The wise pastor Newton doesn’t tell the distressed believer that God has made her able and strong to resist sin’s power. He tells her that if she relies on Jesus, his strength and his grace will be sufficient. God doesn’t put us in possession of a new spiritual power. He puts us in the loving possession of Jesus (Rom. 7:4), on whose power and grace we continually rely by faith.
If you’re familiar with Romans 7, you probably know the passage either for the abject misery and debilitating condition of “the wretched man” (v. 24) or for the debate over that individual’s identity.
Just who is this person who is “of the flesh” (v. 14), whose flesh doesn’t contain what’s good (v. 18), and whose body is both a war zone and a death zone (vv. 23–24)? Some say it’s Paul the apostle. Others say it’s Paul the Pharisee (or someone else in bondage to sin and the law).
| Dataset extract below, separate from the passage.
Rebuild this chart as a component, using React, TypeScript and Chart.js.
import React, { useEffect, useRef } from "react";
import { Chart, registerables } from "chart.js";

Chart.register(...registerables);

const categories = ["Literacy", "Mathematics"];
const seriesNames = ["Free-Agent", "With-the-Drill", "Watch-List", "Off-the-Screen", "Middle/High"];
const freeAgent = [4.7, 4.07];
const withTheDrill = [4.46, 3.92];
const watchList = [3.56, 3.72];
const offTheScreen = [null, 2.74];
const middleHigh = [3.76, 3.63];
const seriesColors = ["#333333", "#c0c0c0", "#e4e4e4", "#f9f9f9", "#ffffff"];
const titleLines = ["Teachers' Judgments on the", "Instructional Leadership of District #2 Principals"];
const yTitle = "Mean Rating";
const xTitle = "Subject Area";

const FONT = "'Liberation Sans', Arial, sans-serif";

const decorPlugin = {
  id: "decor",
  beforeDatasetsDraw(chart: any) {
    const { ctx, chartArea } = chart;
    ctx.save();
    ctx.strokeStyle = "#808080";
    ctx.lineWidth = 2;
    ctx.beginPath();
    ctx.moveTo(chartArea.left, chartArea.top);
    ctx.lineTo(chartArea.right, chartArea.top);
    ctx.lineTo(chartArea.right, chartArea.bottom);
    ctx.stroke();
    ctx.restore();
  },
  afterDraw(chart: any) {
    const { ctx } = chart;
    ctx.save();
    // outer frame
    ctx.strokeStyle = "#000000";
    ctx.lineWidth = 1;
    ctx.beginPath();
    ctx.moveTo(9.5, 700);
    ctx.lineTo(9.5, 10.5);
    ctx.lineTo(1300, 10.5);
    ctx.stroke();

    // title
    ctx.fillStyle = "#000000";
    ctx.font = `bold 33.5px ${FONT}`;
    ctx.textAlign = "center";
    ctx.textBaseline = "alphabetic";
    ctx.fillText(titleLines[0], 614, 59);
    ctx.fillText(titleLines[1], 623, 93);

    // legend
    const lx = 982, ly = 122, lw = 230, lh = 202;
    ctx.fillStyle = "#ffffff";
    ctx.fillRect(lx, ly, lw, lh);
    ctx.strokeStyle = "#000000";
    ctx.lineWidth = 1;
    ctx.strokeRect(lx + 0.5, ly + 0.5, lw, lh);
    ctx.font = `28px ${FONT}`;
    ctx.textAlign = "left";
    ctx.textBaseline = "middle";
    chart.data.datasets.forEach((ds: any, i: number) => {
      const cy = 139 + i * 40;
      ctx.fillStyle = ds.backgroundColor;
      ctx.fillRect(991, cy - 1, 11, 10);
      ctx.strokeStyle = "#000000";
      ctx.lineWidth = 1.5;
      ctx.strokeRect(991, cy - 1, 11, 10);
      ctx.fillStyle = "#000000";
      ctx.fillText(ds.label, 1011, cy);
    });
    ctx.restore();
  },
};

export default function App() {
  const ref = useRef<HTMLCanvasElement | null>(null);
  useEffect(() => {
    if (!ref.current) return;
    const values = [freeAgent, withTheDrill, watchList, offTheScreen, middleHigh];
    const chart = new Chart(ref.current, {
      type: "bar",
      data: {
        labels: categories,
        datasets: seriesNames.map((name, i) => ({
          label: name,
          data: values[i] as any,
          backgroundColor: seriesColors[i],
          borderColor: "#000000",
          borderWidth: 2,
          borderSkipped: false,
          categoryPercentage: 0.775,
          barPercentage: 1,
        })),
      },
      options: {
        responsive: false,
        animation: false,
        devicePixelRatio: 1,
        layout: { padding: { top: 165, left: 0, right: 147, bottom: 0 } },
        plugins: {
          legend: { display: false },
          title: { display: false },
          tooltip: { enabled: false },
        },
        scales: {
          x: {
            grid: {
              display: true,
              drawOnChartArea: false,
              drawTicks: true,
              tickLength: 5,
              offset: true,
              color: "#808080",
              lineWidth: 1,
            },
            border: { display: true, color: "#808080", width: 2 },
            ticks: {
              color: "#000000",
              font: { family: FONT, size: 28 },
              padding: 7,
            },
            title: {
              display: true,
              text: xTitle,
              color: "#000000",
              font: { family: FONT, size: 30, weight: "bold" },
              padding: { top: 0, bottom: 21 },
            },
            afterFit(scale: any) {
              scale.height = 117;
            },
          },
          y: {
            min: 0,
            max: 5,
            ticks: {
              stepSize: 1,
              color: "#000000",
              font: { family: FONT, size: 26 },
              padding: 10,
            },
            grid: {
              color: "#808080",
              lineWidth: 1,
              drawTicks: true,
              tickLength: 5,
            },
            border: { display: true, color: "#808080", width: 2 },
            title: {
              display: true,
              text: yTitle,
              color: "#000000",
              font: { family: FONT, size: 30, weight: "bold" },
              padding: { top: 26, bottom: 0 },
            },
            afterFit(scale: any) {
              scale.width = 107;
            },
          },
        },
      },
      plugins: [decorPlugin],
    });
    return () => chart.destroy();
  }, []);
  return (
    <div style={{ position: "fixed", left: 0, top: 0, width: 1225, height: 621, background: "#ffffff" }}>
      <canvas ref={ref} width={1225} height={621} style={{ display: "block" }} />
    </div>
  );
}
Too often overlooked in the heat of the debate is the apostle Paul’s pastoral purpose that lies behind the lament. John Newton is of particular help in remedying that neglect. He shows us how it’s in our sorrow that God gives us his comfort and joy, and in our disability that he provides his all-sufficient strength.
Letter to a Troubled Friend
Newton is best known as the converted slave trader who wrote the hymn “Amazing Grace” in 1772. But he was also a loving pastor who wrote many letters full of wise and sensitive pastoral counsel.
A letter addressed to Mrs. Wilberforce, from July 1764, gives a window into how John Newton understood and applied Romans 7:
Lastly, it is by the experience of these evils within ourselves, and by feeling our utter insufficiency, either to perform duty, or to withstand our enemies, that the Lord takes occasion to show us the suitableness, the sufficiency, the freeness, the unchangeableness of his power and grace. This is the inference St. Paul draws from his complaint, Rom. vii. 25, and he learnt it upon a trying occasion from the Lord’s own mouth, 2 Cor. xii. 8, 9.
Let us, then, dear madam, be thankful and cheerful, and, while we take shame to ourselves, let us glorify God, by giving Jesus the honour due to his name. Though we are poor, He is rich; though we are weak, He is strong; though we have nothing, He possesses all things.
Newton’s Incisive Interpretation
Newton understands Romans 7 to be the apostle Paul’s confession—applicable to all Christian believers—of his “utter insufficiency” to live dutifully or to withstand his enemies. He sees this insufficiency as total. We are “poor” and “weak,” and we “have nothing.”
That’s interesting, since observing the grim extent of the speaker’s condition leads many interpreters to conclude that the “I” of Romans 7 can’t possibly be Paul the apostle.